We talk about struggles in the slums and the villages, to validate ordinary Kenyan life in the media which is otherwise often full of western imports. We don’t romanticise and we don’t patronise. Instead we have created a multimedia channel that looks and feels like the real world to young people who have never seen people like themselves in the media before.
And we’re doing it at scale. As of May 2012, 13,500,000 copies of the monthly comic book have been published and distributed free since 2010 – five million distributed inside the Nation newspapers and the rest picked up from M-pesa kiosks and youth clubs in villages, urban slums and urban areas.
Comics are very rare here, so they get passed around and read over and over. In fact research finds ours get read at least 10 times each. That’s one hundred and thirty five million reads in two years.

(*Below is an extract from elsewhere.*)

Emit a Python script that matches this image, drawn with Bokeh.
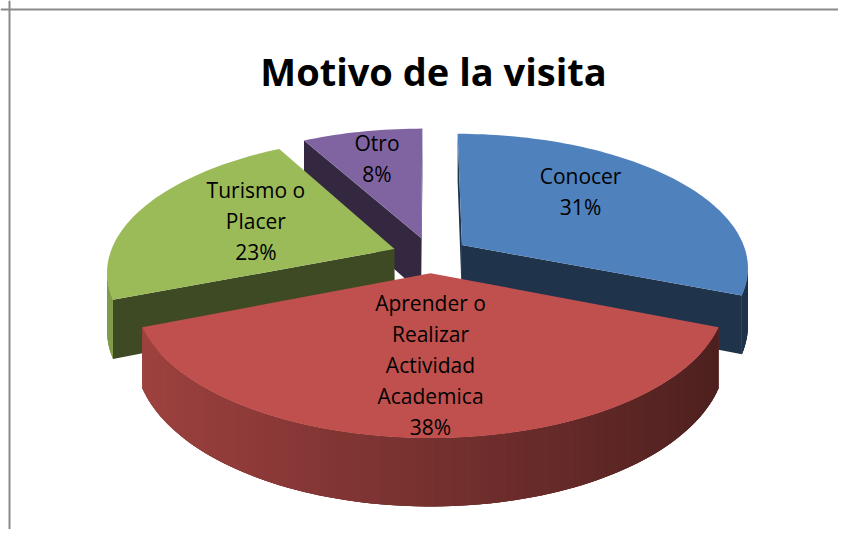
import textwrap
import numpy as np
from bokeh.plotting import figure
from bokeh.models import Range1d, Span, ColumnDataSource
from bokeh.core.properties import value
from bokeh.embed import file_html
from bokeh.resources import INLINE

# ---- data ----
title_text = "Motivo de la visita"
categories = ["Conocer", "Aprender o Realizar Actividad Academica", "Turismo o Placer", "Otro"]
values = [31, 38, 23, 8]
top_colors = ["#4F81BD", "#C0504D", "#9BBB59", "#8064A2"]

# ---- layout / style ----
W, H = 838, 529
CX, CY = 430.0, 254.5      # pie centre (picture pixels)
RX, RY = 285.0, 132.0      # ellipse radii
PERSP = 0.16               # perspective strength
DEPTH = 56.0               # thickness of the pie
EXPLODE = 0.135            # explosion distance (fraction of radius)
label_rho = [0.64, 0.60, 0.56, 0.72]
label_dtheta = [-10.0, 0.0, 4.0, 0.0]
LINE_SP = 31.0
FONT = "Open Sans"


def proj(x, y, z=0.0):
    s = 1.0 / (1.0 + PERSP * y)
    return CX + RX * x * s, CY - RY * y * s + z * DEPTH * s


def shade(hexcol, f):
    h = hexcol.lstrip("#")
    r, g, b = (int(h[i:i + 2], 16) for i in (0, 2, 4))
    return "#%02x%02x%02x" % (int(r * f), int(g * f), int(b * f))


def area(pts):
    a = 0.0
    for i in range(len(pts)):
        x1, y1 = pts[i]
        x2, y2 = pts[(i + 1) % len(pts)]
        a += x1 * y2 - x2 * y1
    return a / 2.0


def face(t1, t2):
    p1 = proj(*t1)
    p2 = proj(*t2)
    q2 = proj(t2[0], t2[1], 1.0)
    q1 = proj(t1[0], t1[1], 1.0)
    return [p1, p2, q2, q1]


ref = face((np.sin(np.radians(179)), np.cos(np.radians(179))),
           (np.sin(np.radians(181)), np.cos(np.radians(181))))
REF_SIGN = np.sign(area(ref))

total = float(sum(values))
cum = np.concatenate([[0.0], np.cumsum(values)]) / total * 360.0

slices = []
for i, v in enumerate(values):
    a, b = cum[i], cum[i + 1]
    mid = np.radians((a + b) / 2.0)
    ox, oy = EXPLODE * np.sin(mid), EXPLODE * np.cos(mid)
    slices.append((oy, i, a, b, ox))

xs, ys, fills = [], [], []
for oy, i, a, b, ox in sorted(slices, key=lambda t: -t[0]):
    n = max(3, int((b - a) / 1.5) + 1)
    th = np.radians(np.linspace(a, b, n))
    arc = [(ox + np.sin(t), oy + np.cos(t)) for t in th]
    C = (ox, oy)
    # radial walls
    for t1, t2 in [(C, arc[0]), (arc[-1], C)]:
        quad = face(t1, t2)
        if np.sign(area(quad)) == REF_SIGN and abs(area(quad)) > 1e-6:
            xs.append([q[0] for q in quad]); ys.append([q[1] for q in quad])
            fills.append(shade(top_colors[i], 0.40))
    # curved outer side
    vis = []
    for k in range(n - 1):
        quad = face(arc[k], arc[k + 1])
        if np.sign(area(quad)) == REF_SIGN and abs(area(quad)) > 1e-6:
            vis.append(k)
    if vis:
        # base band underneath (hides seams between gradient strips)
        ks = list(range(vis[0], vis[-1] + 2))
        topb = [proj(*arc[k]) for k in ks]
        botb = [proj(arc[k][0], arc[k][1], 1.0) for k in ks][::-1]
        band = topb + botb
        tmid = (th[vis[0]] + th[vis[-1] + 1]) / 2.0
        xs.append([q[0] for q in band]); ys.append([q[1] for q in band])
        fills.append(shade(top_colors[i], 0.615 - 0.23 * np.sin(tmid)))
        for k in vis:
            k2 = min(k + 2, n - 1)
            quad = face(arc[k], arc[k2]) if k2 - 1 in vis else face(arc[k], arc[k + 1])
            tm = (th[k] + th[k + 1]) / 2.0
            f = 0.615 - 0.23 * np.sin(tm)
            xs.append([q[0] for q in quad]); ys.append([q[1] for q in quad])
            fills.append(shade(top_colors[i], f))
    top = [proj(*p) for p in [C] + arc]
    xs.append([q[0] for q in top]); ys.append([q[1] for q in top])
    fills.append(top_colors[i])

p = figure(width=W, height=H, output_backend="svg", toolbar_location=None,
           x_range=Range1d(0, W), y_range=Range1d(H, 0), min_border=0)
p.axis.visible = False
p.grid.visible = False
p.outline_line_color = None
p.background_fill_color = "white"
p.border_fill_color = "white"

src = ColumnDataSource(dict(xs=xs, ys=ys, fill=fills))
p.patches("xs", "ys", source=src, fill_color="fill", line_color=None)

# chart border (left and top visible)
p.add_layout(Span(location=9, dimension="height", line_color="#8a8a8a", line_width=2))
p.add_layout(Span(location=9, dimension="width", line_color="#8a8a8a", line_width=2))

# labels
lx, ly, lt = [], [], []
for i, cat in enumerate(categories):
    lines = textwrap.wrap(cat, width=10) + ["%d%%" % round(values[i] / total * 100)]
    a, b = cum[i], cum[i + 1]
    mid = np.radians((a + b) / 2.0)
    ox, oy = EXPLODE * np.sin(mid), EXPLODE * np.cos(mid)
    ang = mid + np.radians(label_dtheta[i])
    px, py = proj(ox + label_rho[i] * np.sin(ang), oy + label_rho[i] * np.cos(ang))
    nl = len(lines)
    for j, line in enumerate(lines):
        lx.append(px)
        ly.append(py + (j - (nl - 1) / 2.0) * LINE_SP)
        lt.append(line)
p.text(x=lx, y=ly, text=lt, text_font=value(FONT), text_font_size="21px",
       text_align="center", text_baseline="middle", text_color="black")

p.text(x=[433], y=[70], text=[title_text], text_font=value(FONT), text_font_size="38px",
       text_font_style="bold", text_align="center", text_baseline="alphabetic", text_color="black")

open("out.html", "w").write(file_html(p, INLINE))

8,276 daily radio broadcasts have aired on 25 Kenyan radio stations. More than one million social media conversations have taken place among Shujaaz fans and the characters themselves on Facebook and Twitter and by SMS about Shujaaz stories. Animated Shujaaz videos are now uploaded weekly on YouTube.
Through free distribution, on multiple platforms, at huge scale, Shujaaz is becoming a reliable friend to a generation of young people for whom accessing information, education and shared value systems can be a challenge. The team of Kenyan creatives who work on Shujaaz have an average age of 24 – they keep the story real, and make sure it’s authentic.

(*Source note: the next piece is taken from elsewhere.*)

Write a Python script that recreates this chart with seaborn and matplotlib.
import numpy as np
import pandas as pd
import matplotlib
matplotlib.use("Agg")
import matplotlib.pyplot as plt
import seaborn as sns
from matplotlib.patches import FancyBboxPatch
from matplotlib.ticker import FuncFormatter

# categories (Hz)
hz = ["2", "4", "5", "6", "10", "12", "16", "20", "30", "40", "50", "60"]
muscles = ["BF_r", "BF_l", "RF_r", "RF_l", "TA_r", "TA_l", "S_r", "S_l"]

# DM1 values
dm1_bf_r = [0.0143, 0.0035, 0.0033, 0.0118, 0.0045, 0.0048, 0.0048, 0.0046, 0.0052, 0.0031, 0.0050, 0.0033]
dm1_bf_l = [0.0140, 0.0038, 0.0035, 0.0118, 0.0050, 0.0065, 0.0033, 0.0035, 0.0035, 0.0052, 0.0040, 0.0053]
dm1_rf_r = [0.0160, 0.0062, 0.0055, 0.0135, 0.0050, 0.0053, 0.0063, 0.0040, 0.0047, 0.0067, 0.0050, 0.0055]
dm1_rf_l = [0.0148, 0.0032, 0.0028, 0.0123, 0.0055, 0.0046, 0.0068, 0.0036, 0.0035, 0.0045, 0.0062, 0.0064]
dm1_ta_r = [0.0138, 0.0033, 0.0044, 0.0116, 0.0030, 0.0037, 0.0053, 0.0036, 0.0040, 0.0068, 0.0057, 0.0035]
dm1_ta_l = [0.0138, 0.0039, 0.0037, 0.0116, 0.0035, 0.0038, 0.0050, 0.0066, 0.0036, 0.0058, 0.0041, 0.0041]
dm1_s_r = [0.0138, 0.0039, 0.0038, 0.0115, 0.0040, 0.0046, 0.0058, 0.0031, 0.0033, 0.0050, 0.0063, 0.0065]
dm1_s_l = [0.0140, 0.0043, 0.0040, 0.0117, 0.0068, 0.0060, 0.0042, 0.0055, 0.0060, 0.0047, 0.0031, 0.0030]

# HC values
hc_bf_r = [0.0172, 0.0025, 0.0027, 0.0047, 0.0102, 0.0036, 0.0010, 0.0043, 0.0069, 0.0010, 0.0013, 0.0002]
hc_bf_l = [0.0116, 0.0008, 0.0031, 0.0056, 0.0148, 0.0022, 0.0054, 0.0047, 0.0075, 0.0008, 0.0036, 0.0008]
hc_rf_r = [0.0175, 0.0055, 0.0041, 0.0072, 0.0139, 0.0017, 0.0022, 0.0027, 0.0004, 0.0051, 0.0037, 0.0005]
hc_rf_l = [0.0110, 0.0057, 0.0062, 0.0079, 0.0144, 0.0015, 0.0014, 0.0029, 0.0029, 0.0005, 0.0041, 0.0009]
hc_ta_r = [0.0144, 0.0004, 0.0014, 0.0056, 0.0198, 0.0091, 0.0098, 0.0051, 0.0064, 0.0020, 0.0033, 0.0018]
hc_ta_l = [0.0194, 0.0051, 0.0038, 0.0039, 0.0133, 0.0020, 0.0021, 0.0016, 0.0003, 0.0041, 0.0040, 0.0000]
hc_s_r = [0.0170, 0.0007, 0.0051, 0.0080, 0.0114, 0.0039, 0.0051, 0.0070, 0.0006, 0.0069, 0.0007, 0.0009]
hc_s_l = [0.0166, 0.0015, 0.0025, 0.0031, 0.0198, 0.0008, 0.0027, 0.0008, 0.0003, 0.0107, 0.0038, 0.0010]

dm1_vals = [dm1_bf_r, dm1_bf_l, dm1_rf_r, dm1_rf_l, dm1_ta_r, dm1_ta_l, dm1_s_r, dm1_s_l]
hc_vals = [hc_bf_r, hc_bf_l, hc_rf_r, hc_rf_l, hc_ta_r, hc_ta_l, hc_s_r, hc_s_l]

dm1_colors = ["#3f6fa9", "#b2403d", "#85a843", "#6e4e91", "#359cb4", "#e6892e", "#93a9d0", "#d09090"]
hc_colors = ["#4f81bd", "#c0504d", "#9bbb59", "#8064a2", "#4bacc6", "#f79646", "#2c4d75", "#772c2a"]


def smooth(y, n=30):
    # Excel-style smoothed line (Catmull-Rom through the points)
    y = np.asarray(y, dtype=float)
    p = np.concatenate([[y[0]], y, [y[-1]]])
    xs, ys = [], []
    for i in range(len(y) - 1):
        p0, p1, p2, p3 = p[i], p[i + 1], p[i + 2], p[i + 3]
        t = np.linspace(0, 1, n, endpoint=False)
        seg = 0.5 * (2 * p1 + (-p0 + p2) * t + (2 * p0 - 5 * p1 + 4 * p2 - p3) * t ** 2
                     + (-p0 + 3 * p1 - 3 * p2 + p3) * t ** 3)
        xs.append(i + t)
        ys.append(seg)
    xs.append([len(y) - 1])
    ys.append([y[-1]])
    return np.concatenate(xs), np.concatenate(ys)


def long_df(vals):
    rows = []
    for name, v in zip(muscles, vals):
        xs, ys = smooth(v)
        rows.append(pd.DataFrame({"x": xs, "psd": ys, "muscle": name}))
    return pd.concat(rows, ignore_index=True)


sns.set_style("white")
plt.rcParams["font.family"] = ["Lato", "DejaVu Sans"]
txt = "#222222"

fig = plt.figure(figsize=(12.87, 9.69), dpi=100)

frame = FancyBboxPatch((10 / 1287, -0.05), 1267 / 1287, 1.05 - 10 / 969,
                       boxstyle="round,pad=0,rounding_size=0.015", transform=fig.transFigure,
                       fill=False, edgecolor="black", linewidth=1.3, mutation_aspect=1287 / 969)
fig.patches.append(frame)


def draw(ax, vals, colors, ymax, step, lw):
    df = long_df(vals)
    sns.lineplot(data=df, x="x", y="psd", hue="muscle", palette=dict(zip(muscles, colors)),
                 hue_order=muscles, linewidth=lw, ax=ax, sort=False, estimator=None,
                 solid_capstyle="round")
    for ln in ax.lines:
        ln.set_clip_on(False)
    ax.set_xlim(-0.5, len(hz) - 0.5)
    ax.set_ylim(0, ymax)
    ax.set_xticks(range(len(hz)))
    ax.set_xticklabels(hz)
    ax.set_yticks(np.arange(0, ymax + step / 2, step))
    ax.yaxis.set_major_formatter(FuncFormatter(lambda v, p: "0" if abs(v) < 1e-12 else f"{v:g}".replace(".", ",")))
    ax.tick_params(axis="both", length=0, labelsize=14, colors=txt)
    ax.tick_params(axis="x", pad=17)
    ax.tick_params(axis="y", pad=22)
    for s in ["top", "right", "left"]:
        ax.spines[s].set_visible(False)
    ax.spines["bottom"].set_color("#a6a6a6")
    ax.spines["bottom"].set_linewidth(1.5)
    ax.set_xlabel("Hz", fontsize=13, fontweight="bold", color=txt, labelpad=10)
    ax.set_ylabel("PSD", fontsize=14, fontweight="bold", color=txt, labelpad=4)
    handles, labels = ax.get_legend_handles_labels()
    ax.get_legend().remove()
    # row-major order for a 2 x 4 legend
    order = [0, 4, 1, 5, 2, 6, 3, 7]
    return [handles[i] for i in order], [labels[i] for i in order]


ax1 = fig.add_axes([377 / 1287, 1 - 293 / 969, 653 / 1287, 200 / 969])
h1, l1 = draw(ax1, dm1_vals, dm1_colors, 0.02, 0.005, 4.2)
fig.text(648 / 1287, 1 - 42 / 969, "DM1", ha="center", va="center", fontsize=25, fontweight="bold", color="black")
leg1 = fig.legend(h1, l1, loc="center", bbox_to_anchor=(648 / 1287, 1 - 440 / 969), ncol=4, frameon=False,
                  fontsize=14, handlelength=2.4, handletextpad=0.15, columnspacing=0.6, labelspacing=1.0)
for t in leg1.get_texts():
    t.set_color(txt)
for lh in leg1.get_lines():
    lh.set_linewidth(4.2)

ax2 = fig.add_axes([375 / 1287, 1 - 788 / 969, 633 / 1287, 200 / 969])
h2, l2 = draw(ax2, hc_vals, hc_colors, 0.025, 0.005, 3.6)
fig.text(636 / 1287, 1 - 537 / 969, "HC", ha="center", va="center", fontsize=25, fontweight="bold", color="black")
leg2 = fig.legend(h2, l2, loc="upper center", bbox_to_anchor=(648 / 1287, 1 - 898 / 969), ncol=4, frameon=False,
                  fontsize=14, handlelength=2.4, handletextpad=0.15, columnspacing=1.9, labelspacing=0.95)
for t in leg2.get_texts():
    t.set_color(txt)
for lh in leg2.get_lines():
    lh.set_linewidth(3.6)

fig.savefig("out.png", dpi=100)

By partnering with experts and researchers, scientists and innovators, we make sure Shujaaz delivers proven and practical ideas that can really make a difference to our audience. In this way, Shujaaz is working constantly to nudge a vast and vital community towards new ways of working, thinking and acting.
But do the Shujaaz stories deliver real change to the audience? In a recent independent Kenya-wide survey of secondary school students, 62 per cent said they follow Shujaaz every month. We have an audited regular audience of over more than five million.

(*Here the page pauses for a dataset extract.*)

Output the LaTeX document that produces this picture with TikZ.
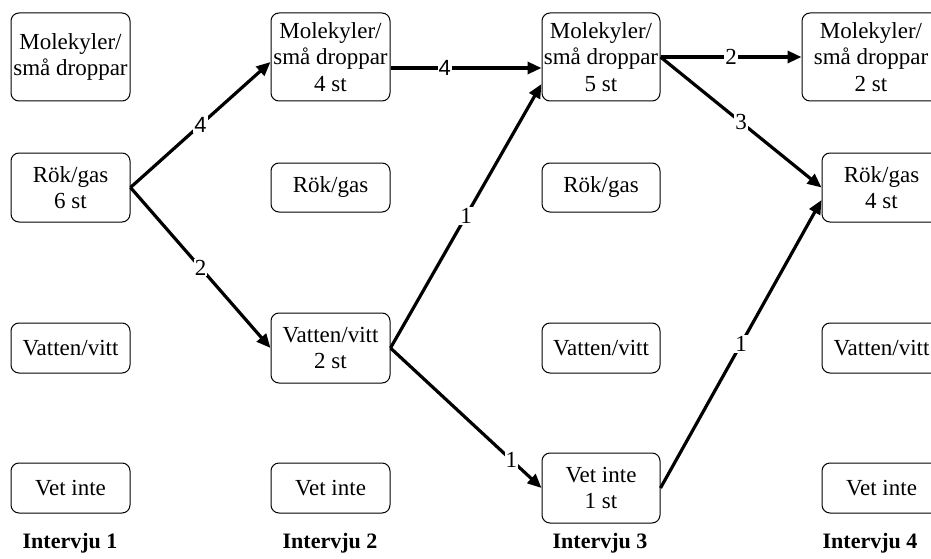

More than 30 per cent of the audience report having taken action based on stories they found in Shujaaz. A similar number talked about Shujaaz ideas with friends – further widening and deepening the reach.
DJB is contacted thousands of times each month saying: “I’ve tried Shujaaz ideas – like planting kale in a sack”; “I’ve started a business and I’m supporting my family”; “I’m getting involved with the local government” or “I’m saving up my money”.
Suddenly, they see how to transform their lives and livelihoods, hold government to account, and put a stop to tribalism or hatred – and they’re doing it en masse. So as long as people are snatching Shujaaz comics from our hands, rushing to their radios and friending DJB on Facebook we’re going to find a way to print, broadcast, upload, and make sure we’re tapping the best wisdom and practical advice.
UK-AID from the Department of International Development (DFID) helped get this project started, along with a set of local partners here in Kenya. It was a brave decision to invest in an untried start-up communications project.
DFID invested because we said we could help get their proven agricultural research into use. And we have done so time and time again. The DFID minister Alan Duncan MP has become a friend of the project. He phoned into DJ Boyie’s radio station to congratulate us on our Emmy nomination and described us as “a force for good”.
The next step is: bigger and better. Demand for Shujaaz far outstrips supply, so clearly there’s more work to be done here to spread opportunities and development to the young Kenyans who desperately need them.
And then there’s the rest of East Africa. I’ve had a word with DJB and he says there’s no reason he can’t turn up his bedroom transmitter to hack FM stations in countries all over this region.
We see no reason why DJB’s magic and the ideas he shares shouldn’t be touching and transforming 30 million young people every month in Kenya, Uganda, Tanzania, Rwanda. And then maybe there’s the world! Keep listening.
On 1 April 2012, our tiny Kenyan media project was on the red carpet in Cannes. The reason? We didn’t know it yet, but Shujaaz was about to be handed the Emmy Award in the Children and Young People’s category of the International Digital Emmy Awards.